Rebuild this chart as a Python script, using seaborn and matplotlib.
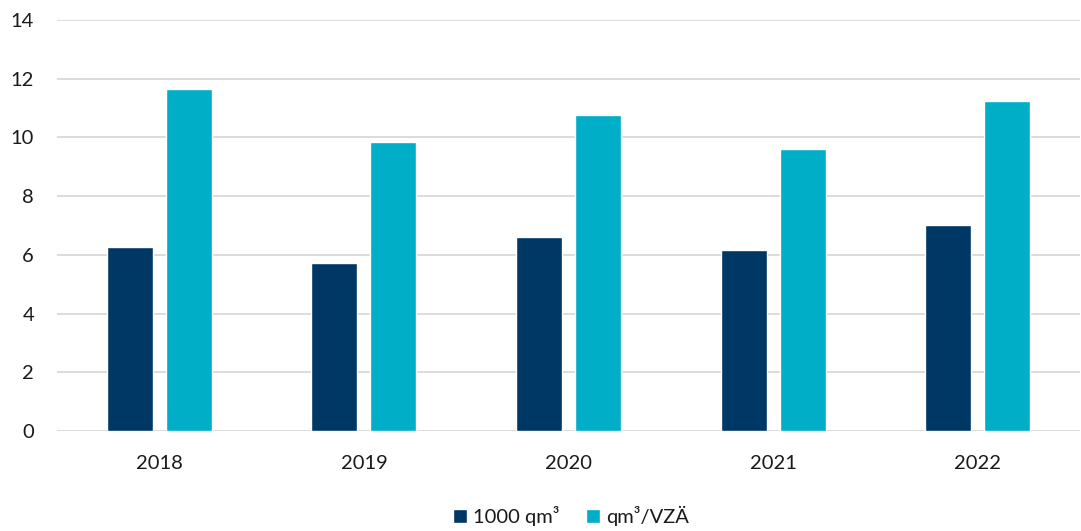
import matplotlib
matplotlib.use('Agg')
import matplotlib.pyplot as plt
import seaborn as sns
import pandas as pd

# chart data
years = ['2018', '2019', '2020', '2021', '2022']
area_1000qm = [6.28, 5.72, 6.62, 6.15, 7.01]
qm_per_vza = [11.64, 9.85, 10.76, 9.62, 11.25]
series = ['1000 qm³', 'qm³/VZÄ']
colors = ['#003865', '#00AEC7']

df = pd.DataFrame({
    'year': years * 2,
    'value': area_1000qm + qm_per_vza,
    'series': [series[0]] * len(years) + [series[1]] * len(years),
})

sns.set_style('white')
plt.rcParams['font.family'] = ['Lato', 'DejaVu Sans']

fig = plt.figure(figsize=(10.81, 5.31), dpi=100)
ax = fig.add_axes([57 / 1081, 1 - 431 / 531, 1023 / 1081, 411 / 531])

sns.barplot(data=df, x='year', y='value', hue='series', palette=colors,
            width=0.577, gap=0.22, saturation=1, ax=ax, zorder=3)

ax.set_xlim(-0.5, 4.5)
ax.set_ylim(0, 14)
ax.set_yticks(range(0, 15, 2))
ax.yaxis.grid(True, color='#d9d9d9', linewidth=1.3, zorder=0)
ax.set_axisbelow(True)
for s in ax.spines.values():
    s.set_visible(False)
ax.tick_params(axis='both', length=0, labelsize=14.5, colors='#1a1a1a')
ax.tick_params(axis='x', pad=17)
ax.tick_params(axis='y', pad=16.5)
ax.set_xlabel('')
ax.set_ylabel('')

ax.get_legend().remove()
handles, labels = ax.get_legend_handles_labels()
fig.legend(handles, labels, loc='center', bbox_to_anchor=(571 / 1081, 1 - 516 / 531),
           ncol=2, frameon=False, fontsize=14.5, handlelength=0.7, handleheight=0.7,
           handletextpad=0.3, columnspacing=1.3, labelcolor='#1a1a1a')

fig.savefig('out.png', dpi=100)
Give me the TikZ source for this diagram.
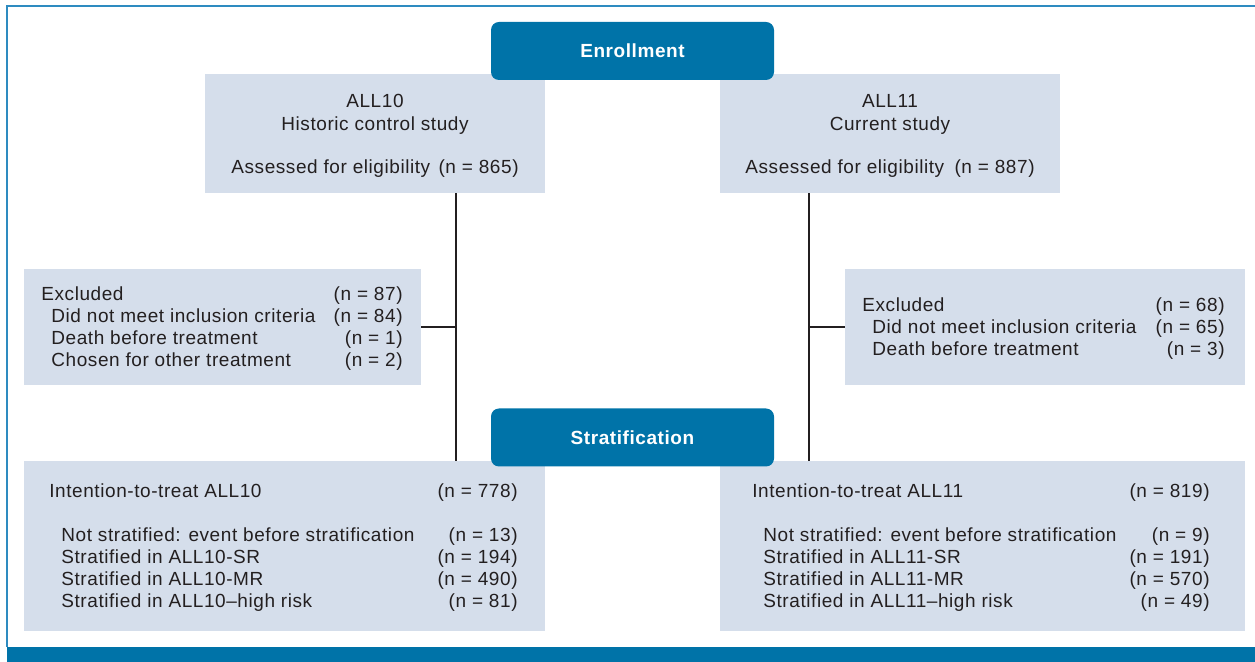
\documentclass[tikz,border=0pt]{standalone}
\usepackage{fontspec}
\setmainfont{Liberation Sans}[LetterSpace=3]
\usetikzlibrary{positioning}
\definecolor{coblue}{HTML}{0073A8}
\definecolor{copale}{HTML}{D5DEEB}
\definecolor{coframe}{HTML}{2E8BC0}
\definecolor{coline}{HTML}{231F20}
\definecolor{cotext}{HTML}{231F20}

\begin{document}
\begin{tikzpicture}[x=0.5pt,y=-0.5pt,
		txt/.style={inner sep=0pt,text height=6.8pt,text depth=0pt,text=cotext,font=\fontsize{9.5}{11}\selectfont},
		lft/.style={txt,anchor=west},
		rgt/.style={txt,anchor=east},
		pale/.style={fill=copale,inner sep=0pt},
		phase/.style={fill=coblue,rounded corners=4pt,inner sep=0pt,minimum width=141.5pt,minimum height=29pt,text=white,font=\bfseries\fontsize{9.5}{11}\selectfont},
		link/.style={draw=coline,line width=1.4pt}]
		\useasboundingbox (0,0) rectangle (1255,662);
		% frame and bottom bar
		\draw[coframe,line width=1pt] (7,647) -- (7,6) -- (1255,6);
		\fill[coblue] (7,647) rectangle (1255,662);
		
		% pale boxes
		\node[pale,minimum width=170pt,minimum height=59.5pt] (all10) at (375,133.5) {};
		\node[pale,minimum width=170pt,minimum height=59.5pt] (all11) at (890,133.5) {};
		\node[pale,minimum width=198.5pt,minimum height=58pt] (excl10) at (222.5,327) {};
		\node[pale,minimum width=200pt,minimum height=58pt] (excl11) at (1045,327) {};
		\node[pale,minimum width=260.5pt,minimum height=85pt] (itt10) at (284.5,546) {};
		\node[pale,minimum width=262.5pt,minimum height=85pt] (itt11) at (982.5,546) {};
		
		% phase boxes
		\node[phase] (enroll) at (632.5,51) {Enrollment};
		\node[phase] (strat) at (632.5,437.5) {Stratification};
		
		% connectors
		\coordinate (spine10) at (456,193);
		\coordinate (spine11) at (809,193);
		\draw[link] (all10.south -| spine10) -- (itt10.north -| spine10);
		\draw[link] (excl10.east) -- (excl10.east -| spine10);
		\draw[link] (all11.south -| spine11) -- (itt11.north -| spine11);
		\draw[link] (excl11.west) -- (excl11.west -| spine11);
		
		% ALL10
		\node[txt] (all10t) at (375,101) {ALL10};
		\node[txt] (all10s) at (375,124) {Historic control study};
		\node[lft] (all10a) at (231,167) {Assessed for eligibility};
		\node[rgt] (all10n) at (519,167) {(n = 865)};
		
		% ALL11
		\node[txt] (all11t) at (890,101) {ALL11};
		\node[txt] (all11s) at (890,124) {Current study};
		\node[lft] (all11a) at (745,167) {Assessed for eligibility};
		\node[rgt] (all11n) at (1035,167) {(n = 887)};
		
		% excluded ALL10
		\node[lft] (ex10a) at (41,294) {Excluded};
		\node[rgt] (ex10an) at (403,294) {(n = 87)};
		\node[lft] (ex10b) at (51,316) {Did not meet inclusion criteria};
		\node[rgt] (ex10bn) at (403,316) {(n = 84)};
		\node[lft] (ex10c) at (51,338) {Death before treatment};
		\node[rgt] (ex10cn) at (403,338) {(n = 1)};
		\node[lft] (ex10d) at (51,360) {Chosen for other treatment};
		\node[rgt] (ex10dn) at (403,360) {(n = 2)};
		
		% excluded ALL11
		\node[lft] (ex11a) at (862,305) {Excluded};
		\node[rgt] (ex11an) at (1225,305) {(n = 68)};
		\node[lft] (ex11b) at (872,327) {Did not meet inclusion criteria};
		\node[rgt] (ex11bn) at (1225,327) {(n = 65)};
		\node[lft] (ex11c) at (872,349) {Death before treatment};
		\node[rgt] (ex11cn) at (1225,349) {(n = 3)};
		
		% intention-to-treat ALL10
		\node[lft] (itt10a) at (49,491) {Intention-to-treat ALL10};
		\node[rgt] (itt10an) at (518,491) {(n = 778)};
		\node[lft] (itt10b) at (61,535) {Not stratified: event before stratification};
		\node[rgt] (itt10bn) at (518,535) {(n = 13)};
		\node[lft] (itt10c) at (61,557) {Stratified in ALL10-SR};
		\node[rgt] (itt10cn) at (518,557) {(n = 194)};
		\node[lft] (itt10d) at (61,579) {Stratified in ALL10-MR};
		\node[rgt] (itt10dn) at (518,579) {(n = 490)};
		\node[lft] (itt10e) at (61,601) {Stratified in ALL10–high risk};
		\node[rgt] (itt10en) at (518,601) {(n = 81)};
		
		% intention-to-treat ALL11
		\node[lft] (itt11a) at (752,491) {Intention-to-treat ALL11};
		\node[rgt] (itt11an) at (1210,491) {(n = 819)};
		\node[lft] (itt11b) at (763,535) {Not stratified: event before stratification};
		\node[rgt] (itt11bn) at (1210,535) {(n = 9)};
		\node[lft] (itt11c) at (763,557) {Stratified in ALL11-SR};
		\node[rgt] (itt11cn) at (1210,557) {(n = 191)};
		\node[lft] (itt11d) at (763,579) {Stratified in ALL11-MR};
		\node[rgt] (itt11dn) at (1210,579) {(n = 570)};
		\node[lft] (itt11e) at (763,601) {Stratified in ALL11–high risk};
		\node[rgt] (itt11en) at (1210,601) {(n = 49)};
	\end{tikzpicture}
\end{document}
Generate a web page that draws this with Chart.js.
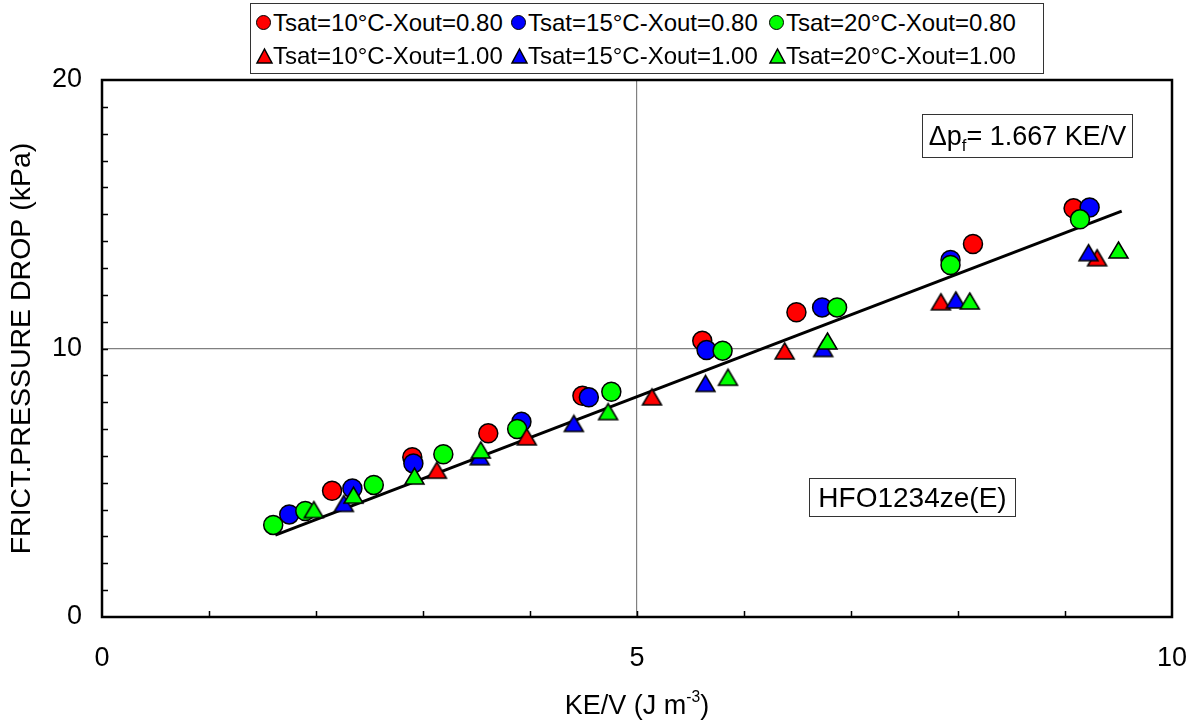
<!DOCTYPE html>
<html>
<head>
<meta charset="utf-8">
<script src="https://cdn.jsdelivr.net/npm/chart.js@4"></script>
<style>
  body { margin: 0; background: #fff; font-family: "Liberation Sans", Arial, sans-serif; }
  #wrap { position: relative; width: 1196px; height: 723px; }
  canvas { position: absolute; left: 0; top: 0; }
  .box { position: absolute; border: 1px solid #333; background: #fff; box-sizing: border-box; }
  .item { position: absolute; font-size: 24px; line-height: 28px; white-space: nowrap; color: #000; }
  .mk { position: absolute; }
  .note { position: absolute; border: 1px solid #333; box-sizing: border-box; white-space: nowrap; text-align: center; color: #000; }
  sub { font-size: 62%; vertical-align: -0.35em; line-height: 0; }
  sup { font-size: 58%; vertical-align: 0.75em; line-height: 0; }
  #xtitle { position: absolute; left: 437px; width: 400px; top: 690px; text-align: center; font-size: 27px; line-height: 30px; }
</style>
</head>
<body>
<div id="wrap">
  <canvas id="c" width="1196" height="723"></canvas>
  <div class="box" id="legend" style="left:250px;top:3px;width:794px;height:71px;"></div>
  <div class="note" style="left:922px;top:114px;width:211px;height:44px;font-size:27px;line-height:42px;">&Delta;p<sub>f</sub>= 1.667 KE/V</div>
  <div class="note" style="left:809px;top:478px;width:207px;height:39px;font-size:28px;line-height:37px;">HFO1234ze(E)</div>
  <div id="xtitle">KE/V (J m<sup>-3</sup>)</div>
</div>
<script>
// series: KE/V (J m-3) vs frictional pressure drop (kPa)
const seriesLabels = [
  'Tsat=10°C-Xout=0.80', 'Tsat=15°C-Xout=0.80', 'Tsat=20°C-Xout=0.80',
  'Tsat=10°C-Xout=1.00', 'Tsat=15°C-Xout=1.00', 'Tsat=20°C-Xout=1.00'
];

const red080X = [2.15, 2.90, 3.61, 4.49, 5.61, 6.49, 8.14, 9.08];
const red080Y = [4.70, 5.95, 6.84, 8.24, 10.29, 11.35, 13.89, 15.22];
const blue080X = [1.75, 2.34, 2.91, 3.92, 4.55, 5.65, 6.73, 7.93, 9.23];
const blue080Y = [3.82, 4.79, 5.72, 7.27, 8.18, 9.94, 11.53, 13.30, 15.25];
const green080X = [1.60, 1.90, 2.54, 3.19, 3.88, 4.76, 5.80, 6.87, 7.93, 9.14];
const green080Y = [3.43, 3.95, 4.92, 6.06, 7.00, 8.39, 9.92, 11.53, 13.11, 14.81];

const red100X = [3.13, 3.97, 5.14, 6.38, 7.84, 9.30];
const red100Y = [5.47, 6.71, 8.20, 9.91, 11.74, 13.38];
const blue100X = [2.26, 3.53, 4.41, 5.64, 6.74, 7.98, 9.22];
const blue100Y = [4.23, 5.97, 7.21, 8.70, 10.00, 11.81, 13.57];
const green100X = [1.98, 2.35, 2.92, 3.54, 4.73, 5.85, 6.78, 8.11, 9.50];
const green100Y = [4.00, 4.54, 5.25, 6.22, 7.65, 8.93, 10.28, 11.77, 13.67];

// fitted line end points
const fitX = [1.62, 9.53];
const fitY = [3.05, 15.12];

const xTicks = [0, 5, 10];
const yTicks = [0, 10, 20];

const RED = '#ff0000', BLUE = '#0000ff', GREEN = '#00ff00';

function pts(xs, ys) {
  return xs.map((x, i) => ({ x, y: ys[i] }));
}

// triangle marker centred on its bounding box (as in the source plot)
function triangleImage(color, w, h) {
  const pad = 2;
  const cv = document.createElement('canvas');
  cv.width = w + pad * 2;
  cv.height = h + pad * 2;
  const ctx = cv.getContext('2d');
  ctx.beginPath();
  ctx.moveTo(pad + w / 2, pad);
  ctx.lineTo(pad + w, pad + h);
  ctx.lineTo(pad, pad + h);
  ctx.closePath();
  ctx.fillStyle = color;
  ctx.fill();
  ctx.lineWidth = 1.5;
  ctx.strokeStyle = '#000';
  ctx.lineJoin = 'miter';
  ctx.stroke();
  return cv;
}

const triRed = triangleImage(RED, 19, 16);
const triBlue = triangleImage(BLUE, 19, 16);
const triGreen = triangleImage(GREEN, 19, 16);

function circleSet(label, color, data, order) {
  return {
    type: 'scatter', label, data, order,
    pointStyle: 'circle', pointRadius: 9.5, pointHoverRadius: 9.5,
    backgroundColor: color, borderColor: '#000', borderWidth: 1.5
  };
}
function triangleSet(label, color, img, data, order) {
  return {
    type: 'scatter', label, data, order,
    pointStyle: img, pointRadius: 9, backgroundColor: color,
    borderColor: '#000', borderWidth: 1.5
  };
}

const datasets = [
  {
    type: 'line', label: 'fit', data: pts(fitX, fitY), order: 10,
    borderColor: '#000', borderWidth: 3, pointRadius: 0, fill: false
  },
  circleSet(seriesLabels[0], RED, pts(red080X, red080Y), 6),
  circleSet(seriesLabels[1], BLUE, pts(blue080X, blue080Y), 5),
  circleSet(seriesLabels[2], GREEN, pts(green080X, green080Y), 4),
  triangleSet(seriesLabels[3], RED, triRed, pts(red100X, red100Y), 3),
  triangleSet(seriesLabels[4], BLUE, triBlue, pts(blue100X, blue100Y), 2),
  triangleSet(seriesLabels[5], GREEN, triGreen, pts(green100X, green100Y), 1)
];

// frame, inward minor ticks
const framePlugin = {
  id: 'frame',
  afterDatasetsDraw(chart) {
    const { ctx, chartArea: a, scales } = chart;
    ctx.save();
    ctx.strokeStyle = '#000';
    ctx.lineWidth = 1.5;
    ctx.beginPath();
    for (let v = 1; v < 10; v++) {
      const px = Math.round(scales.x.getPixelForValue(v)) + 0.5;
      ctx.moveTo(px, a.bottom);
      ctx.lineTo(px, a.bottom - 6);
    }
    for (let v = 1; v < 20; v++) {
      const py = Math.round(scales.y.getPixelForValue(v)) + 0.5;
      ctx.moveTo(a.left, py);
      ctx.lineTo(a.left + 6, py);
    }
    ctx.stroke();
    ctx.lineWidth = 2.5;
    ctx.strokeRect(a.left, a.top, a.right - a.left, a.bottom - a.top);
    ctx.restore();
  }
};

const tickFont = { family: '"Liberation Sans", Arial, sans-serif', size: 27 };

new Chart(document.getElementById('c'), {
  data: { datasets },
  options: {
    responsive: false,
    animation: false,
    layout: { padding: { top: 80, right: 24, left: 0, bottom: 0 } },
    plugins: { legend: { display: false }, tooltip: { enabled: false } },
    scales: {
      x: {
        type: 'linear', min: 0, max: 10,
        afterBuildTicks: s => { s.ticks = xTicks.map(v => ({ value: v })); },
        afterFit: s => { s.height = 106; s.paddingLeft = 0; s.paddingRight = 0; },
        ticks: { font: tickFont, color: '#000', padding: 25 },
        grid: {
          drawTicks: false,
          color: c => (c.tick && c.tick.value === 5 ? '#808080' : 'rgba(0,0,0,0)'),
          lineWidth: 1.2
        },
        border: { display: false }
      },
      y: {
        type: 'linear', min: 0, max: 20,
        afterBuildTicks: s => { s.ticks = yTicks.map(v => ({ value: v })); },
        afterFit: s => { s.width = 102; s.paddingTop = 0; s.paddingBottom = 0; },
        ticks: { font: tickFont, color: '#000', padding: 20 },
        grid: {
          drawTicks: false,
          color: c => (c.tick && c.tick.value === 10 ? '#808080' : 'rgba(0,0,0,0)'),
          lineWidth: 1.2
        },
        border: { display: false },
        title: {
          display: true, text: 'FRICT.PRESSURE DROP (kPa)', color: '#000',
          font: { family: '"Liberation Sans", Arial, sans-serif', size: 28.5 },
          padding: { top: 5, bottom: 0 }
        }
      }
    }
  },
  plugins: [framePlugin]
});

// legend box, 3 columns x 2 rows as in the figure
const legendEl = document.getElementById('legend');
const colLeft = [13, 268, 526];
const rowMid = [19, 52];
const legendColors = [RED, BLUE, GREEN];
seriesLabels.forEach((label, i) => {
  const col = i % 3, row = Math.floor(i / 3);
  const cx = colLeft[col], cy = rowMid[row];
  let mk;
  if (row === 0) {
    mk = document.createElement('div');
    mk.className = 'mk';
    mk.style.cssText = `left:${cx - 8}px;top:${cy - 8}px;width:13px;height:13px;border-radius:50%;border:1.5px solid #000;background:${legendColors[col]};`;
  } else {
    mk = document.createElement('canvas');
    mk.className = 'mk';
    const img = triangleImage(legendColors[col], 15, 14);
    mk.width = img.width; mk.height = img.height;
    mk.getContext('2d').drawImage(img, 0, 0);
    mk.style.cssText = `left:${cx - img.width / 2}px;top:${cy - img.height / 2}px;`;
  }
  legendEl.appendChild(mk);
  const t = document.createElement('div');
  t.className = 'item';
  t.textContent = label;
  t.style.left = (cx + 9) + 'px';
  t.style.top = (cy - 14) + 'px';
  legendEl.appendChild(t);
});
</script>
</body>
</html>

━━━━━━━━

• Aim of the exercise: Leave out any pictures and return exactly the lines from the beginning of the data through the line with "import pandas as pd", inclusive.

• Answer to the exercise:
Rebuild this chart as a Python script, using seaborn and matplotlib.
import matplotlib
matplotlib.use('Agg')
import matplotlib.pyplot as plt
import seaborn as sns
import pandas as pd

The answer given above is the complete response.